2. Design details: It will work if there is some slight design detail, like the gathers and braided neckline in the t-shirt just below.
3. Patterns: A pattern or texture in the fabric of the t-shirt will make it suitable for either business casual or formal business attire, depending on what you wear it with.
4. Flowy material: Material that flows with a nice fall, makes a t-shirt or top look more dressy. (The kind of t-shirt that is not allowable has a stiff, wrinkly material.)

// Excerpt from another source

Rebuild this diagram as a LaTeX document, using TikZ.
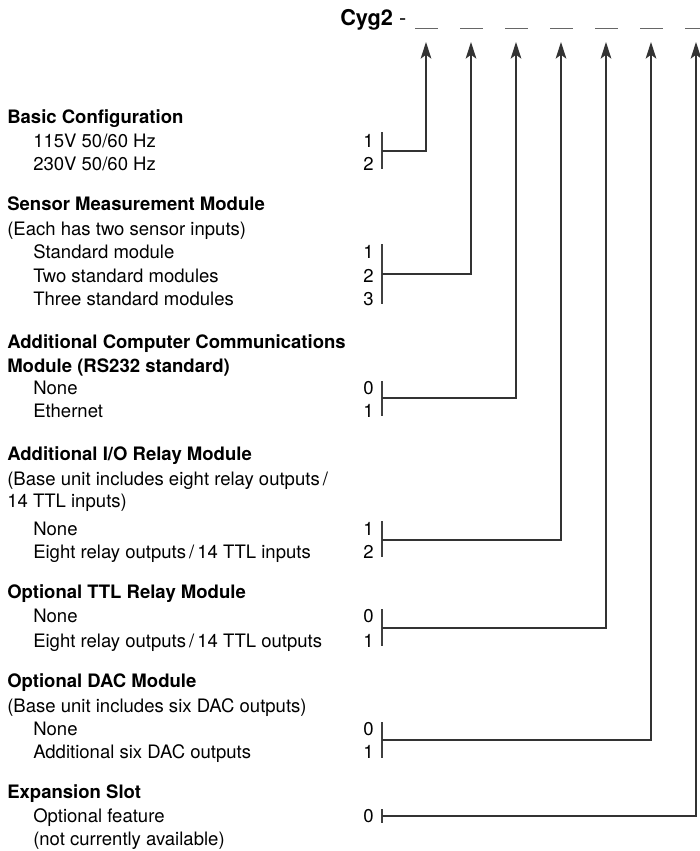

One might argue what should be called a “t-shirt”, and what should be called a “top”. What makes it a t-shirt is really how it is cut. The 100% cotton t-shirts you would typically wear with sweats are absolutely forbidden, no matter how nice the slacks are. And it’s even worse if it has something written on it. A plain, cheap, cotton t-shirt can’t be dressed up – not even if you iron it and wear it with pearls and a nice business suit. Cotton t-shirts that you would work out in do not belong in your professional wardrobe – ever.
Above: This t-shirt is made of a material with a silky shine, and has design details that make it dressy. It will look good in a work outfit.
Right: This t-shirt looks just like a plain t-shirt in the cut, though it is made of a thick nice silky material that has a flow to it. Worn with nice dress slacks, this will work with a comfortable work outfit.
Left: three are Armani t-shirts with prints and textured material. We could call them tops, but the cut is like a t-shirt. They would look good either with a woman’s business suit or with a casual work outfit.